The bird in the word for “myrrh” is one of the most common carrion birds in Africa, the ashen-gray kite seen everywhere circling over cities and garbage heaps. The shrill sound it makes, tiu, is the sound of the letter that is a picture of this bird. Myrrh, myrrh sweet bleeding in the bitter wound, is the Arabic word for “bitter.” In hieroglyphs the word is spelled out, antiu, but the meaning is signaled with an echoic effect: the letters themselves contain both the image of the bird and its sound. One is on familiar ground, the ground of the physical world. The sight and sound of the kite, now, as five thousand years ago, signals sadness, the gloom of mourning. The words are after what any true artist or poet is after: to capture, to conjure the living thing—to capture the sense of a thing as it relates to the living world.

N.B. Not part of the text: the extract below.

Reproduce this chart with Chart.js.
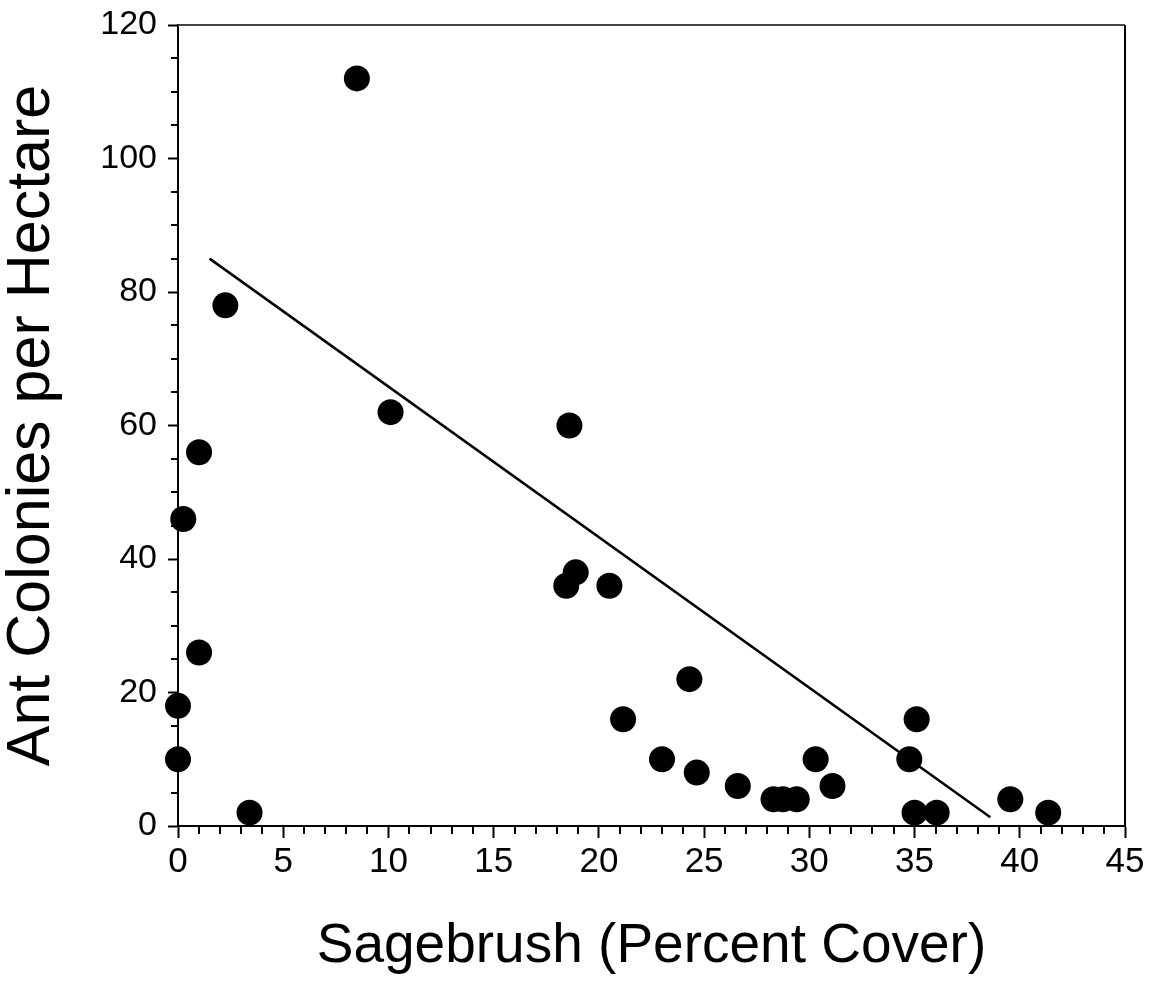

Hieroglyphs are fluid, associations are signaled in inconsistent ways, yet the vocabulary of images that signal the qualities of words is universal. It belongs to the timeless realm of the sense field, of things that are known by heart: the disc is light, the sail is wind; hst, the stark landscape of desert hills and valleys, is a word that means both “desert” and “mountain,” the desert hills, the out there, the desolate land.
The poem is so accurate in its tactile sense of the exhaustion of illness, the exhaustion near death, that it does not belong to any place or time.
Osiris
Words, are they alive or dead?
Osiris, is he alive or dead?
What is Osiris?
Osiris is anyone
As a rotting corpse.
Osiris is the life in all things,
Plant and animal.
Osiris as a word is the seat of the eye.
The dead thing is life.
What is the eye?
This is the territory of the mental magic trick that alone is strong enough to hold the truth: paradox. Plutarch wrote that Egypt hid truth in the vehicle of paradox: the riddle, the enigma. Osiris, he wrote, conquered the world with words, with the vehicle of enigma: poetry. The people who initially figured out hieroglyphs in the West were brilliant visionaries who understood what Plutarch meant, like the man whose pioneering work preceded Champollion: Thomas Young, the early nineteenth-century physician and polymath who discovered the prismatic nature of the eye, and the wave nature of light. Young understood instinctively that hieroglyphs were both pictures and words at once, that, like the eye itself, hieroglyphs are not flat artifacts but multifaceted, prismatic, with layers or angles of perception, and within them the power to carry the life of something that has died.